Delay differential equation when the delay tends to zero.

Question

Consider a delay differential equation with initial condition: $$ x_\tau'(t)=f(t,x_\tau(t),x_\tau(t-\tau)),\,t>0;\quad x_\tau(t)=g(t),\,t\in [-\tau,0], $$ where $\tau>0$ is the delay. My question is under which conditions $x_\tau$ tends to $x$ as $\tau\rightarrow0$, where $x(t)$ solves the problem for $\tau=0$: $$ x'(t)=f(t,x(t),x(t)),\,t>0;\quad x(0)=g(0). $$ Is this a standard result in the literature? I thought of using Gronwall's inequality under a Lipschitz condition for $f$: $|f(t,x_1,y_1)-f(t,x_2,y_2)|\leq K(|x_1-y_1|+|x_2-y_2|)$. Then we derive the inequality $|x_\tau(t)-x(t)|\leq K\int_0^t |x_\tau(s)-x(s)|ds+K\int_0^t |x_\tau(s-\tau)-x(s)|ds$, but I do not know how to work with the second integral $\int_0^t |x_\tau(s-\tau)-x(s)|ds$.

Answer 1

To work with the integral inequality that you derived, $$ |x_\tau(t)-x(t)|\leq K\int_0^t |x_\tau(s)-x(s)|ds+K\int_0^t |x_\tau(s-\tau)-x(s)|ds $$ you can proceed as follows:

First show a uniform in $\tau$ bound for $\|x_\tau(s)\|$ on some interval $[0,T]$. Clearly this has to be possible if the convergence result that you want to prove is true.

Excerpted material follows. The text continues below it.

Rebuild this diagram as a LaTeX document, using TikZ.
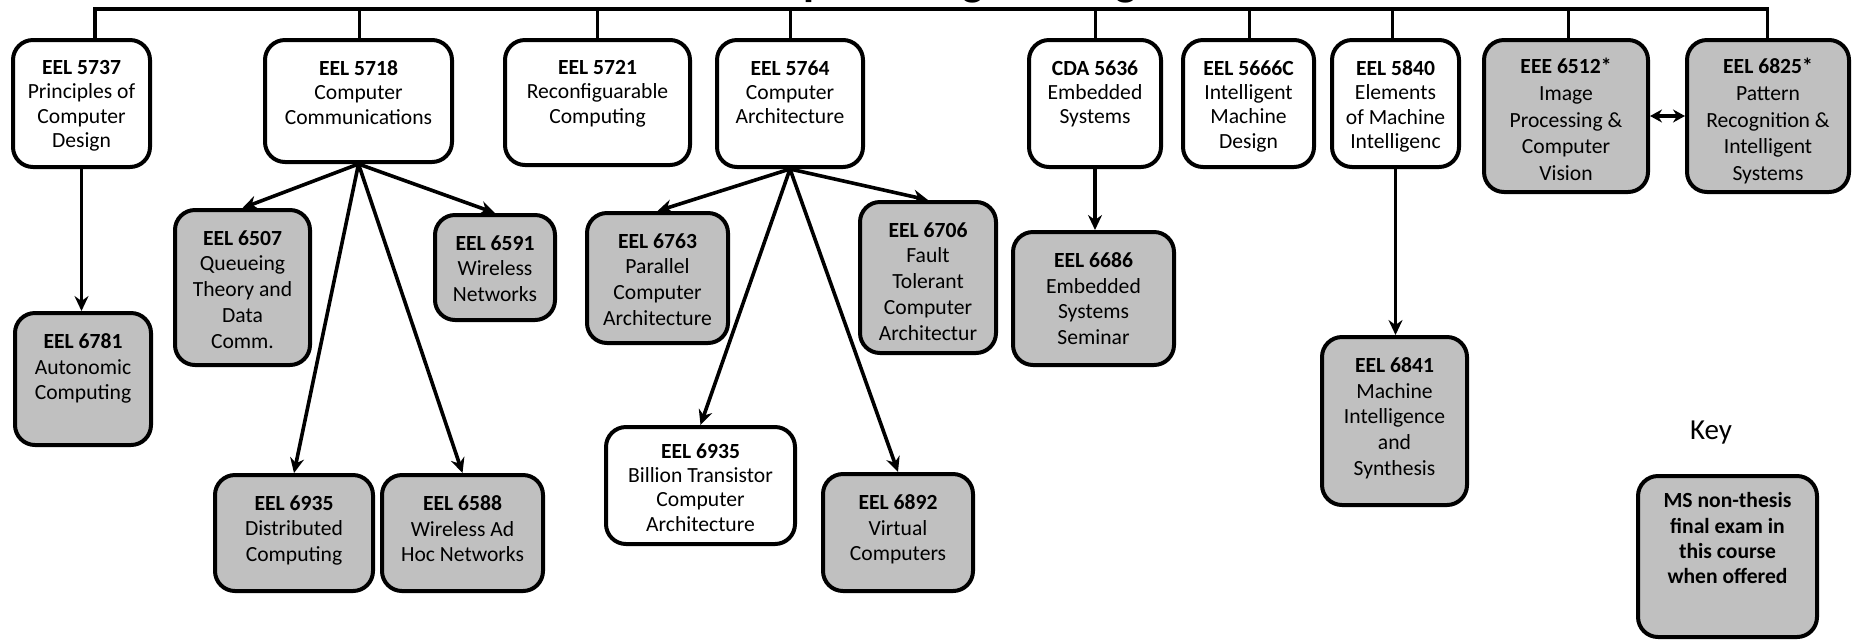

This implies a uniform bound for $\dot{x_\tau}(s)$, say $\|\dot{x_\tau}(s)\| \le C_0$ for all $\tau$ and all $s \in [0,T]$.

Assuming also $\|\dot{g}(s)\| \le C_0$ for $s \le 0$ (which is natural), it then follows that $\|x_\tau(s-\tau) - x_\tau(s)\| \le \tau C_0$ for all such $\tau$ and $s \le T$ and therefore $$\begin{aligned} |x_\tau(t)-x(t)|& \leq K\int_0^t |x_\tau(s)-x(s)|ds+K\int_0^t |x_\tau(s-\tau)-x(s)|ds \\ & \leq 2 K\int_0^t |x_\tau(s)-x(s)|ds + KtC_0 \tau \end{aligned} $$ Apply Gronwall's inequality and uniform convergence of $x_\tau$ to $x$ follows on $[0,T]$.